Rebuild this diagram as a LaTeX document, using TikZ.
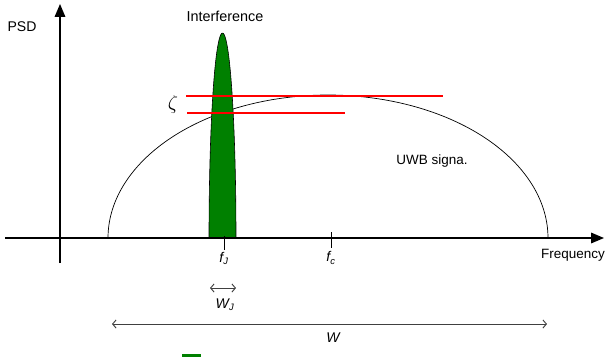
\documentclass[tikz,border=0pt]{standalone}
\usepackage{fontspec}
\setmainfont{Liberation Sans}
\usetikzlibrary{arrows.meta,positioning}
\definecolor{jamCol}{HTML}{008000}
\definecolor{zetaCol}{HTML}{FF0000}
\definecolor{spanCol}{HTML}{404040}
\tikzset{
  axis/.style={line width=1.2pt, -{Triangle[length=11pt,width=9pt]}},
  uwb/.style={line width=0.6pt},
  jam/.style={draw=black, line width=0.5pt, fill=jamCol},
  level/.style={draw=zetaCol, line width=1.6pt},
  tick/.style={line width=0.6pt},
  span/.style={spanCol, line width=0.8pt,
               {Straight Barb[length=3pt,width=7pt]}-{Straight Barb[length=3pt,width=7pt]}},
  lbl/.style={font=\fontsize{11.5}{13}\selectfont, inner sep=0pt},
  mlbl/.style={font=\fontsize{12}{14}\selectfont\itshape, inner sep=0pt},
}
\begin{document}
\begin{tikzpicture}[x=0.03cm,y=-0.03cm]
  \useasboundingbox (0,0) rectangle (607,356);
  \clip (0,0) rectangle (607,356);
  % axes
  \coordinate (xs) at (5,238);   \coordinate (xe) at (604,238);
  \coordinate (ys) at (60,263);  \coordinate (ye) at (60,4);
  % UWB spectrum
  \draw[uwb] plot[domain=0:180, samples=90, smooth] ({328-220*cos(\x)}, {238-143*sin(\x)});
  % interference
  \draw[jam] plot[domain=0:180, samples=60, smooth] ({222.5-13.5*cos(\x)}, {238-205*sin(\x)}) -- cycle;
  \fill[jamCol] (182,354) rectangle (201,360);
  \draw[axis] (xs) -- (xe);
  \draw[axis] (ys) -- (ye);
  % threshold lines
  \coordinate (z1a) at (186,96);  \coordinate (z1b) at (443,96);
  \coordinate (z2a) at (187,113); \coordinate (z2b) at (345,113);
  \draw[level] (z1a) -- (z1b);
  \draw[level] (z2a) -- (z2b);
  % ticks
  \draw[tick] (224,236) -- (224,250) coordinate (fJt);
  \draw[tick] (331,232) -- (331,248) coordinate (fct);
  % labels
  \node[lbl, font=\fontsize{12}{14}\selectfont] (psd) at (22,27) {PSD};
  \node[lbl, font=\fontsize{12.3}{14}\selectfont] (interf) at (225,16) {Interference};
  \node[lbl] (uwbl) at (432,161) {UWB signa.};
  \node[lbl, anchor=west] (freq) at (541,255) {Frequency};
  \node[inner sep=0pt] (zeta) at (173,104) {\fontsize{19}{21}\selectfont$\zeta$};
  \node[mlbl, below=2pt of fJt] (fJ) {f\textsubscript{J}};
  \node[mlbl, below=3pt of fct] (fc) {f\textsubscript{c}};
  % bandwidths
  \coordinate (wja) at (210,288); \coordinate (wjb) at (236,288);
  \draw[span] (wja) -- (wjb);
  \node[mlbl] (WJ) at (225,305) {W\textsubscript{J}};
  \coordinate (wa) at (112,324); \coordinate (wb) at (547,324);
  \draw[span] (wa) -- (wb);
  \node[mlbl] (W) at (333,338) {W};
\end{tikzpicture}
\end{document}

==

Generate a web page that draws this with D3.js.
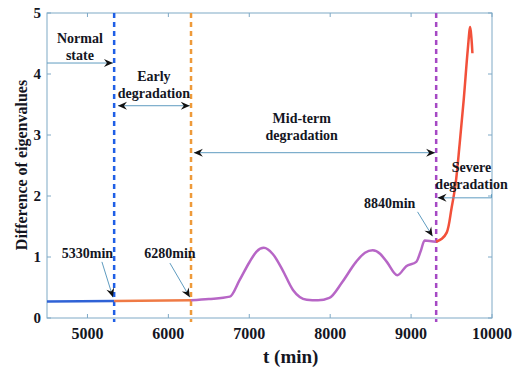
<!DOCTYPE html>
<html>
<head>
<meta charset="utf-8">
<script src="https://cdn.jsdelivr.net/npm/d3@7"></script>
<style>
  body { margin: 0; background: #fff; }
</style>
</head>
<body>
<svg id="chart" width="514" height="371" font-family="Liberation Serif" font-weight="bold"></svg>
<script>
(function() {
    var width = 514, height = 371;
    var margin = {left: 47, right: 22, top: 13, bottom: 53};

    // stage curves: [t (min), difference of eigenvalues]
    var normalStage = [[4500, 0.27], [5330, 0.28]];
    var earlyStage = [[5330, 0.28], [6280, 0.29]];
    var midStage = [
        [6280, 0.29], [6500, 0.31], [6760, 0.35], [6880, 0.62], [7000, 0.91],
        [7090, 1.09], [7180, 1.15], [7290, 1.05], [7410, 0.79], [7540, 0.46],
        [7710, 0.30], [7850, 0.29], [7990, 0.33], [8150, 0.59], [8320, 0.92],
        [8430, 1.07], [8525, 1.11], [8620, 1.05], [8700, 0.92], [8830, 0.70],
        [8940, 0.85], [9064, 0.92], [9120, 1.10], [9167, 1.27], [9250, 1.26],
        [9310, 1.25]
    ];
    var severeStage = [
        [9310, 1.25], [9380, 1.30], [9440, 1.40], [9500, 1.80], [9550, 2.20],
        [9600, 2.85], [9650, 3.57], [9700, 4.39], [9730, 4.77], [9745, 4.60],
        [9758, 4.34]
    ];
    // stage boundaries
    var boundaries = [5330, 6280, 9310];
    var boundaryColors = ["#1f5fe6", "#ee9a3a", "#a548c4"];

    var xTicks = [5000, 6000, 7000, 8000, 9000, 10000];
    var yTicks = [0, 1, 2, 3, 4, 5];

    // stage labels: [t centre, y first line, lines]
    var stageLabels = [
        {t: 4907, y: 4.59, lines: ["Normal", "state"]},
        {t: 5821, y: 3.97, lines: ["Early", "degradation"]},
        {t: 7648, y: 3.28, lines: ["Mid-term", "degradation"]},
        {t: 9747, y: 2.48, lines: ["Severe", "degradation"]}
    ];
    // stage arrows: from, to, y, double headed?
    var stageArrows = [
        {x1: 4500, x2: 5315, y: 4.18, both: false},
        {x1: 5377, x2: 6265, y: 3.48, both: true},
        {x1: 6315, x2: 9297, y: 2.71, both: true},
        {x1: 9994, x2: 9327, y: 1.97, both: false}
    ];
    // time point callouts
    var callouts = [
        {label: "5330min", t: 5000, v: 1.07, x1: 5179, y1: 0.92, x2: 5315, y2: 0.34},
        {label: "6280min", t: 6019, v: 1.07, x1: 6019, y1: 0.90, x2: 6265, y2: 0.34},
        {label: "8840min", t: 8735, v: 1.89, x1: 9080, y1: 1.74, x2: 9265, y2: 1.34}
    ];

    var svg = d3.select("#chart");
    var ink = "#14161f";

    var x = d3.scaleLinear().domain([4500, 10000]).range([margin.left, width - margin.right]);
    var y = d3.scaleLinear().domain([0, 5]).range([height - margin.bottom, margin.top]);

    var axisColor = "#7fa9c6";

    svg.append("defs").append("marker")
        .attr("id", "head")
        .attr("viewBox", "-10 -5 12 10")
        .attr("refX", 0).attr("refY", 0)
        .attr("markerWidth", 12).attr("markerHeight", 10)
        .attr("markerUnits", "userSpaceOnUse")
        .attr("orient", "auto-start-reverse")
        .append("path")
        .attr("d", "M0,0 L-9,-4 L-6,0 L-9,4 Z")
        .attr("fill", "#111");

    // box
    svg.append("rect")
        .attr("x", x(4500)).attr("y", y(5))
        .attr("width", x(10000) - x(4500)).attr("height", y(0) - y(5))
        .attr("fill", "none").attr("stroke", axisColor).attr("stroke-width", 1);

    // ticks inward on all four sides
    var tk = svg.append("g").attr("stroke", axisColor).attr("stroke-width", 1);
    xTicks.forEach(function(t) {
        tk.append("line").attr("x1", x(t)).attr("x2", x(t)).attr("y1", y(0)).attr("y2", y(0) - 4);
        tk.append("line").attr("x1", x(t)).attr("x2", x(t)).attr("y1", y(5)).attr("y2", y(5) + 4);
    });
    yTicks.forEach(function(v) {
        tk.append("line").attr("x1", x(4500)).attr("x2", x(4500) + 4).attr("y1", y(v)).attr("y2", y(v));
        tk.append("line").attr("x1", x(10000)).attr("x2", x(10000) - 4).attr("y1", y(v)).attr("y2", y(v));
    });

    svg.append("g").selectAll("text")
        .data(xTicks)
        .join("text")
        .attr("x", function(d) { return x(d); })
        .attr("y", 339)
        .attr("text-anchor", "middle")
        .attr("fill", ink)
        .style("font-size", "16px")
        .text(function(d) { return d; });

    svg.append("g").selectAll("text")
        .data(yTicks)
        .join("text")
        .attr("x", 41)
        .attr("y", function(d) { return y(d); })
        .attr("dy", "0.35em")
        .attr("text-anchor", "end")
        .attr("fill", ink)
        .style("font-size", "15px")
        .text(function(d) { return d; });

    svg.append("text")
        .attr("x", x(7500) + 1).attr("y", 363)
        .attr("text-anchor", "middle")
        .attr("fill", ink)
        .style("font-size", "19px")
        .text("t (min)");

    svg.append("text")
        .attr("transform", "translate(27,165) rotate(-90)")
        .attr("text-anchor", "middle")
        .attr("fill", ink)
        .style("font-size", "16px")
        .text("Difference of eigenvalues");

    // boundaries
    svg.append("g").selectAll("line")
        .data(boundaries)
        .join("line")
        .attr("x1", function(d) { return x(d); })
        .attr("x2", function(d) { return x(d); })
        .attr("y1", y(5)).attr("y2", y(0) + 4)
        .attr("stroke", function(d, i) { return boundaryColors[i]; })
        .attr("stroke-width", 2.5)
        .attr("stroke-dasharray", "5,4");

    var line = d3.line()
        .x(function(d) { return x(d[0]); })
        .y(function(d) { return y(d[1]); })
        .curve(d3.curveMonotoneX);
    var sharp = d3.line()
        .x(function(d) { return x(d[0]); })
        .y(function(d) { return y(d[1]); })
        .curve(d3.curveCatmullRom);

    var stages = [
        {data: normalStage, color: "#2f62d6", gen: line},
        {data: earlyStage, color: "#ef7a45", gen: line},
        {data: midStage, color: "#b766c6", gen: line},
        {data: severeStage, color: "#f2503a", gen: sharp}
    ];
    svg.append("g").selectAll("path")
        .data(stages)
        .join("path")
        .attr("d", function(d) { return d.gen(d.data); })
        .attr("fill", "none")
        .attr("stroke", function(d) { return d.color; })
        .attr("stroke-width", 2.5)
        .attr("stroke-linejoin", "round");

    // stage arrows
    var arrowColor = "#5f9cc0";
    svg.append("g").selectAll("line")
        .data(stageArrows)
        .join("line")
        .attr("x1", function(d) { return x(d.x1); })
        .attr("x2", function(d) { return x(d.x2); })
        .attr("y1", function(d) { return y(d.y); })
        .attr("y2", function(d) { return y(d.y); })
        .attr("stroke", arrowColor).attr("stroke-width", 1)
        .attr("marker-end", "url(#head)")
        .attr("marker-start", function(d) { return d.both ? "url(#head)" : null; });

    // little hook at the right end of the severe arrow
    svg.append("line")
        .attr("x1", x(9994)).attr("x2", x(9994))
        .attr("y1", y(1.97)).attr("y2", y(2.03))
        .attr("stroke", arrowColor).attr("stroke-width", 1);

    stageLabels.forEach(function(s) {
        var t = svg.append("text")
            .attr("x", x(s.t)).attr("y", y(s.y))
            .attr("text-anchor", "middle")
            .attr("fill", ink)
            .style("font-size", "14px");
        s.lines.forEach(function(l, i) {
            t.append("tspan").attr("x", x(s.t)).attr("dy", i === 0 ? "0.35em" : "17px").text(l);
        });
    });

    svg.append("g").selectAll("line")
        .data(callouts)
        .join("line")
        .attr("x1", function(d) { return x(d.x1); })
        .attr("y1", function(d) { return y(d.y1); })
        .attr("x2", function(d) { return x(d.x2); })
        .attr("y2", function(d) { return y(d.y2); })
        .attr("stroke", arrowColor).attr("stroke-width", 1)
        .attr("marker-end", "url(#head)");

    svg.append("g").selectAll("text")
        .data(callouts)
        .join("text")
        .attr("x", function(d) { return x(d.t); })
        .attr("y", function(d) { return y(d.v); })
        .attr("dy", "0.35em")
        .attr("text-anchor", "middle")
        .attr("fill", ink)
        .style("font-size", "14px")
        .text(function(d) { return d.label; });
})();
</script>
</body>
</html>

STATED PROBLEM: Provide the number of lines in the data above that contain the string "this", and nothing else.

RESPONSE: 2